'''

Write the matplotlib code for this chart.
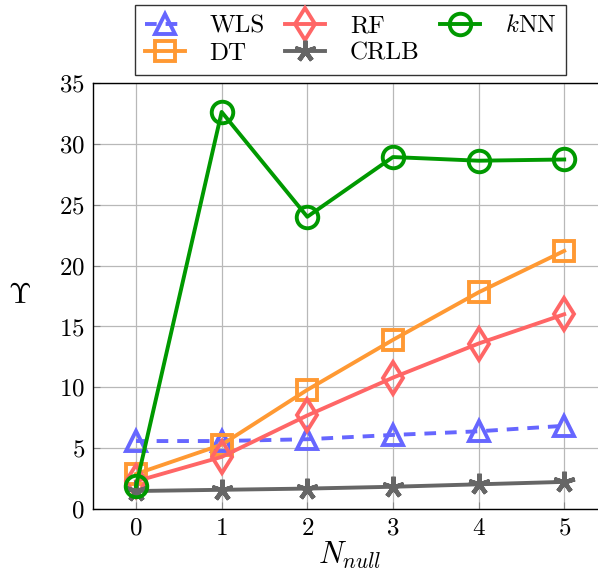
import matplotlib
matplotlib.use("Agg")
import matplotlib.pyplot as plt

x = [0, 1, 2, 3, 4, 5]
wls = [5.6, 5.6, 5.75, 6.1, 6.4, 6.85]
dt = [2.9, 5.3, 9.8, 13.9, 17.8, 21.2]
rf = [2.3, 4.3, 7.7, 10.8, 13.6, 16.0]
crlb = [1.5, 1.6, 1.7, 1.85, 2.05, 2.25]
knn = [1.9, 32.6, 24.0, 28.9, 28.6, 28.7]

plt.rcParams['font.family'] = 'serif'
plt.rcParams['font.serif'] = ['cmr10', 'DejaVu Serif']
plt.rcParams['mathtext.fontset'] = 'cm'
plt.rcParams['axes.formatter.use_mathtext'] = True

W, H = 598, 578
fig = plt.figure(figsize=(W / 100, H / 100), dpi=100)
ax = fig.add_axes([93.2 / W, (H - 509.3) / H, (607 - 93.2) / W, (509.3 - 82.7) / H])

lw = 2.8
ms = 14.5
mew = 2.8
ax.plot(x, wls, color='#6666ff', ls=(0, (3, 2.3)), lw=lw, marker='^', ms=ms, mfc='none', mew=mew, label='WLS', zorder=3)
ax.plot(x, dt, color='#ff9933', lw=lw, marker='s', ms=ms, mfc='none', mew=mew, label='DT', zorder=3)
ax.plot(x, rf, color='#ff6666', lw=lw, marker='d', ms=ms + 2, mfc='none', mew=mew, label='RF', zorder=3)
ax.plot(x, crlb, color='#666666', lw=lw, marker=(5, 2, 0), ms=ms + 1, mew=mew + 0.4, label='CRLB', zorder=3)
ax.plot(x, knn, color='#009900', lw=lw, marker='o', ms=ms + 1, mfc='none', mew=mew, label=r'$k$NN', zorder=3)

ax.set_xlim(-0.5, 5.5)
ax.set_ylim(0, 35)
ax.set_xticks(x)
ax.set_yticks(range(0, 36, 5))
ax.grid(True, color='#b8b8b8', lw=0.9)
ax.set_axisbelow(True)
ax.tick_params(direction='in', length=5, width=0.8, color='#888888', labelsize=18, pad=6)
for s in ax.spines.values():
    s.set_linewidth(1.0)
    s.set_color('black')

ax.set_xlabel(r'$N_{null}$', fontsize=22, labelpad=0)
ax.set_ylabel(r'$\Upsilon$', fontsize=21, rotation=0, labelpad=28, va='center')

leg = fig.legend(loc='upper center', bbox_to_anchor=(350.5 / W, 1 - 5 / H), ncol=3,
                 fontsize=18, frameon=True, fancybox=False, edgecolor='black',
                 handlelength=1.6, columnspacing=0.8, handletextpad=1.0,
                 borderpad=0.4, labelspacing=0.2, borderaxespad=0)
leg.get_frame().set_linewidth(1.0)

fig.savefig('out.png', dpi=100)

'''

▸ **AIM**
Exactly restate the lines from the beginning of the data through the line with "knn = [1.9, 32.6, 24.0, 28.9, 28.6, 28.7]", and no others, keeping pictures out.

▸ **THE OUTPUT**
Write the matplotlib code for this chart.
import matplotlib
matplotlib.use("Agg")
import matplotlib.pyplot as plt

x = [0, 1, 2, 3, 4, 5]
wls = [5.6, 5.6, 5.75, 6.1, 6.4, 6.85]
dt = [2.9, 5.3, 9.8, 13.9, 17.8, 21.2]
rf = [2.3, 4.3, 7.7, 10.8, 13.6, 16.0]
crlb = [1.5, 1.6, 1.7, 1.85, 2.05, 2.25]
knn = [1.9, 32.6, 24.0, 28.9, 28.6, 28.7]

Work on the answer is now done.